Teams across Whitehall and the What Works Network were invited to place bids for ideas that would test and evaluate the impact of new policies or approaches to delivering public services.
One successful bid, which has received £500,000 from the Accelerator Fund, will see the Cabinet Office evaluate how service improvements, such as reducing the use of paper and demand on customer service teams, can help unlock savings across government. Improvements may include the replacement of physical signatures with e-signatures, or the use of electronic notifications, for example SMS and social media, instead of paper.

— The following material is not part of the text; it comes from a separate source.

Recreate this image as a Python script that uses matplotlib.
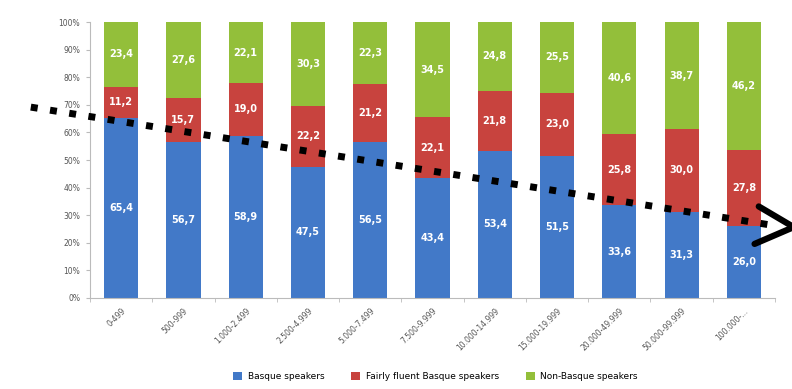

Around £450,000 also went towards work being undertaken by the Department for Transport exploring how mobile network operator (MNO) data can be used to support initiatives targeting electric vehicle uptake and usage. It is hoped that mobile data, including geographical spread, charging locations and distances travelled, can be used to help locate charging infrastructure where it’s needed most, as well as providing a more comprehensive evaluation of electric vehicle usage across the country.
Last year a project led by the College of Policing was awarded £1.7 million to help test new ways at preventing violence against women and girls. The funding is now being used to further evaluate the use of Rapid Video Response (RVR) for domestic abuse, having previously been trialled by Kent Police. Findings from the Kent trial showed that it had increased victim satisfaction, with the average wait time to speak to an officer reduced to three minutes. Financial efficiencies, based upon the findings of the initial trial, were calculated to be between £119,000 – £190,000 per annum. Replication of RVR in other forces and testing of different uses of the same technology will identify the potential of this approach across the country.
Another project led by the Ministry of Justice and HM Prison and Probation Service was awarded more than £933,000 to tackle drug misuse in prisons by monitoring wastewater. Following successful fieldwork, the trial is due to launch later this year.